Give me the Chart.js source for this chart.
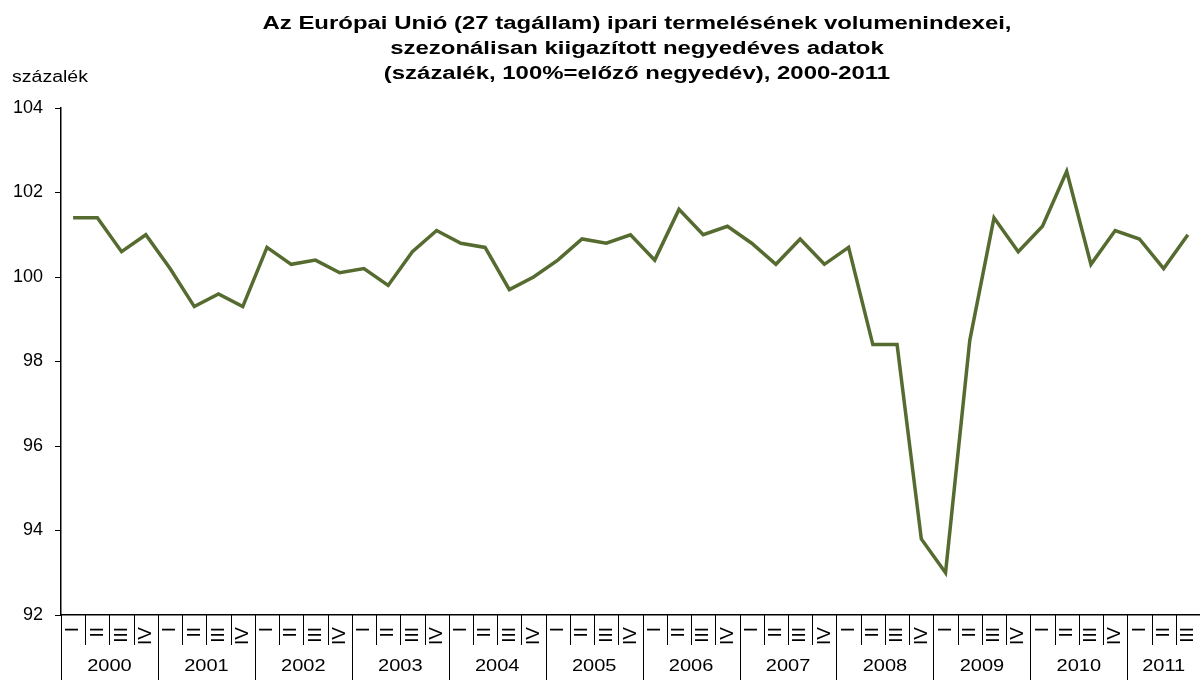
<!DOCTYPE html>
<html>
<head>
<meta charset="utf-8">
<script src="https://cdn.jsdelivr.net/npm/chart.js@4"></script>
<style>
  html, body { margin: 0; padding: 0; background: #fff; }
  #wrap { width: 1200px; height: 680px; position: relative; }
</style>
</head>
<body>
<div id="wrap"><canvas id="chart" width="1200" height="680"></canvas></div>
<script>
// ── data ─────────────────────────────────────────────────────────────────────
const years = ['2000', '2001', '2002', '2003', '2004', '2005', '2006', '2007', '2008', '2009', '2010', '2011'];
const quarterNames = ['I', 'II', 'III', 'IV'];
const quartersPerYear = [4, 4, 4, 4, 4, 4, 4, 4, 4, 4, 4, 3];

const indexValues = [
  101.4, 101.4, 100.6, 101.0,   // 2000
  100.2,  99.3,  99.6,  99.3,   // 2001
  100.7, 100.3, 100.4, 100.1,   // 2002
  100.2,  99.8, 100.6, 101.1,   // 2003
  100.8, 100.7,  99.7, 100.0,   // 2004
  100.4, 100.9, 100.8, 101.0,   // 2005
  100.4, 101.6, 101.0, 101.2,   // 2006
  100.8, 100.3, 100.9, 100.3,   // 2007
  100.7,  98.4,  98.4,  93.8,   // 2008
   93.0,  98.5, 101.4, 100.6,   // 2009
  101.2, 102.5, 100.3, 101.1,   // 2010
  100.9, 100.2, 101.0           // 2011
];

const yTicks = [92, 94, 96, 98, 100, 102, 104];

const titleLines = [
  'Az Európai Unió (27 tagállam) ipari termelésének volumenindexei,',
  'szezonálisan kiigazított negyedéves adatok',
  '(százalék, 100%=előző negyedév), 2000-2011'
];
const unitLabel = 'százalék';

// category labels built from the arrays above
const quarterLabels = [];
years.forEach((y, i) => {
  for (let q = 0; q < quartersPerYear[i]; q++) quarterLabels.push(quarterNames[q]);
});

const FONT = "'Liberation Sans', Arial, sans-serif";

// the original export has horizontally stretched lettering
function stretchedText(ctx, text, x, y, sx, align) {
  ctx.save();
  ctx.translate(x, y);
  ctx.scale(sx, 1);
  ctx.textAlign = align;
  ctx.fillText(text, 0, 0);
  ctx.restore();
}

// title, unit label, year row + separators under the x axis
const axisDecor = {
  id: 'axisDecor',
  afterDraw(chart) {
    const { ctx, chartArea } = chart;
    const x = chart.scales.x;
    const n = quarterLabels.length;
    const w = (chartArea.right - chartArea.left) / n;
    const base = chartArea.bottom;

    ctx.save();
    ctx.strokeStyle = '#000';
    ctx.lineWidth = 1;
    let idx = 0;
    years.forEach((yr, i) => {
      for (let q = 0; q < quartersPerYear[i]; q++) {
        const bx = Math.round(x.getPixelForValue(idx) - w / 2) + 0.5;
        ctx.beginPath();
        ctx.moveTo(bx, base);
        ctx.lineTo(bx, q === 0 ? 680 : base + 30);
        ctx.stroke();
        idx++;
      }
    });

    ctx.fillStyle = '#000';
    ctx.textBaseline = 'middle';

    // years
    ctx.font = `16px ${FONT}`;
    let start = 0;
    years.forEach((yr, i) => {
      const a = x.getPixelForValue(start) - w / 2;
      const b = x.getPixelForValue(start + quartersPerYear[i] - 1) + w / 2;
      stretchedText(ctx, yr, (a + b) / 2, 667, 1.25, 'center');
      start += quartersPerYear[i];
    });

    // unit label
    stretchedText(ctx, unitLabel, 12, 78, 1.22, 'left');

    // title
    ctx.font = `bold 18px ${FONT}`;
    titleLines.forEach((line, i) => {
      stretchedText(ctx, line, 637, 24 + i * 25, 1.33, 'center');
    });
    ctx.restore();
  }
};

new Chart(document.getElementById('chart').getContext('2d'), {
  type: 'line',
  data: {
    labels: quarterLabels,
    datasets: [{
      data: indexValues,
      borderColor: '#556b2f',
      borderWidth: 3.5,
      pointRadius: 0,
      tension: 0,
      fill: false
    }]
  },
  options: {
    responsive: false,
    animation: false,
    layout: { padding: { left: 0, right: 0, top: 108, bottom: 0 } },
    plugins: {
      legend: { display: false },
      tooltip: { enabled: false },
      title: { display: false }
    },
    scales: {
      x: {
        offset: true,
        grid: { display: false, offset: true },
        border: { display: true, color: '#000', width: 1.5 },
        ticks: {
          autoSkip: false,
          minRotation: 90,
          maxRotation: 90,
          padding: 4,
          color: '#000',
          font: { family: FONT, size: 19 }
        },
        afterFit: s => { s.height = 65; s.paddingLeft = 0; s.paddingRight = 0; }
      },
      y: {
        min: 92,
        max: 104,
        afterBuildTicks: s => { s.ticks = yTicks.map(v => ({ value: v })); },
        grid: { display: true, drawOnChartArea: false, tickLength: 6, color: '#000' },
        border: { display: true, color: '#000', width: 1.5 },
        ticks: {
          padding: 12,
          color: '#000',
          font: { family: FONT, size: 18 }
        },
        afterFit: s => { s.width = 61; s.paddingTop = 0; s.paddingBottom = 0; }
      }
    }
  },
  plugins: [axisDecor]
});
</script>
</body>
</html>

**Written request:**
Transcribe the listing in full and omit the pictures.

**Output below:**
Give me the Chart.js source for this chart.
<!DOCTYPE html>
<html>
<head>
<meta charset="utf-8">
<script src="https://cdn.jsdelivr.net/npm/chart.js@4"></script>
<style>
  html, body { margin: 0; padding: 0; background: #fff; }
  #wrap { width: 1200px; height: 680px; position: relative; }
</style>
</head>
<body>
<div id="wrap"><canvas id="chart" width="1200" height="680"></canvas></div>
<script>
// ── data ─────────────────────────────────────────────────────────────────────
const years = ['2000', '2001', '2002', '2003', '2004', '2005', '2006', '2007', '2008', '2009', '2010', '2011'];
const quarterNames = ['I', 'II', 'III', 'IV'];
const quartersPerYear = [4, 4, 4, 4, 4, 4, 4, 4, 4, 4, 4, 3];

const indexValues = [
  101.4, 101.4, 100.6, 101.0,   // 2000
  100.2,  99.3,  99.6,  99.3,   // 2001
  100.7, 100.3, 100.4, 100.1,   // 2002
  100.2,  99.8, 100.6, 101.1,   // 2003
  100.8, 100.7,  99.7, 100.0,   // 2004
  100.4, 100.9, 100.8, 101.0,   // 2005
  100.4, 101.6, 101.0, 101.2,   // 2006
  100.8, 100.3, 100.9, 100.3,   // 2007
  100.7,  98.4,  98.4,  93.8,   // 2008
   93.0,  98.5, 101.4, 100.6,   // 2009
  101.2, 102.5, 100.3, 101.1,   // 2010
  100.9, 100.2, 101.0           // 2011
];

const yTicks = [92, 94, 96, 98, 100, 102, 104];

const titleLines = [
  'Az Európai Unió (27 tagállam) ipari termelésének volumenindexei,',
  'szezonálisan kiigazított negyedéves adatok',
  '(százalék, 100%=előző negyedév), 2000-2011'
];
const unitLabel = 'százalék';

// category labels built from the arrays above
const quarterLabels = [];
years.forEach((y, i) => {
  for (let q = 0; q < quartersPerYear[i]; q++) quarterLabels.push(quarterNames[q]);
});

const FONT = "'Liberation Sans', Arial, sans-serif";

// the original export has horizontally stretched lettering
function stretchedText(ctx, text, x, y, sx, align) {
  ctx.save();
  ctx.translate(x, y);
  ctx.scale(sx, 1);
  ctx.textAlign = align;
  ctx.fillText(text, 0, 0);
  ctx.restore();
}

// title, unit label, year row + separators under the x axis
const axisDecor = {
  id: 'axisDecor',
  afterDraw(chart) {
    const { ctx, chartArea } = chart;
    const x = chart.scales.x;
    const n = quarterLabels.length;
    const w = (chartArea.right - chartArea.left) / n;
    const base = chartArea.bottom;

    ctx.save();
    ctx.strokeStyle = '#000';
    ctx.lineWidth = 1;
    let idx = 0;
    years.forEach((yr, i) => {
      for (let q = 0; q < quartersPerYear[i]; q++) {
        const bx = Math.round(x.getPixelForValue(idx) - w / 2) + 0.5;
        ctx.beginPath();
        ctx.moveTo(bx, base);
        ctx.lineTo(bx, q === 0 ? 680 : base + 30);
        ctx.stroke();
        idx++;
      }
    });

    ctx.fillStyle = '#000';
    ctx.textBaseline = 'middle';

    // years
    ctx.font = `16px ${FONT}`;
    let start = 0;
    years.forEach((yr, i) => {
      const a = x.getPixelForValue(start) - w / 2;
      const b = x.getPixelForValue(start + quartersPerYear[i] - 1) + w / 2;
      stretchedText(ctx, yr, (a + b) / 2, 667, 1.25, 'center');
      start += quartersPerYear[i];
    });

    // unit label
    stretchedText(ctx, unitLabel, 12, 78, 1.22, 'left');

    // title
    ctx.font = `bold 18px ${FONT}`;
    titleLines.forEach((line, i) => {
      stretchedText(ctx, line, 637, 24 + i * 25, 1.33, 'center');
    });
    ctx.restore();
  }
};

new Chart(document.getElementById('chart').getContext('2d'), {
  type: 'line',
  data: {
    labels: quarterLabels,
    datasets: [{
      data: indexValues,
      borderColor: '#556b2f',
      borderWidth: 3.5,
      pointRadius: 0,
      tension: 0,
      fill: false
    }]
  },
  options: {
    responsive: false,
    animation: false,
    layout: { padding: { left: 0, right: 0, top: 108, bottom: 0 } },
    plugins: {
      legend: { display: false },
      tooltip: { enabled: false },
      title: { display: false }
    },
    scales: {
      x: {
        offset: true,
        grid: { display: false, offset: true },
        border: { display: true, color: '#000', width: 1.5 },
        ticks: {
          autoSkip: false,
          minRotation: 90,
          maxRotation: 90,
          padding: 4,
          color: '#000',
          font: { family: FONT, size: 19 }
        },
        afterFit: s => { s.height = 65; s.paddingLeft = 0; s.paddingRight = 0; }
      },
      y: {
        min: 92,
        max: 104,
        afterBuildTicks: s => { s.ticks = yTicks.map(v => ({ value: v })); },
        grid: { display: true, drawOnChartArea: false, tickLength: 6, color: '#000' },
        border: { display: true, color: '#000', width: 1.5 },
        ticks: {
          padding: 12,
          color: '#000',
          font: { family: FONT, size: 18 }
        },
        afterFit: s => { s.width = 61; s.paddingTop = 0; s.paddingBottom = 0; }
      }
    }
  },
  plugins: [axisDecor]
});
</script>
</body>
</html>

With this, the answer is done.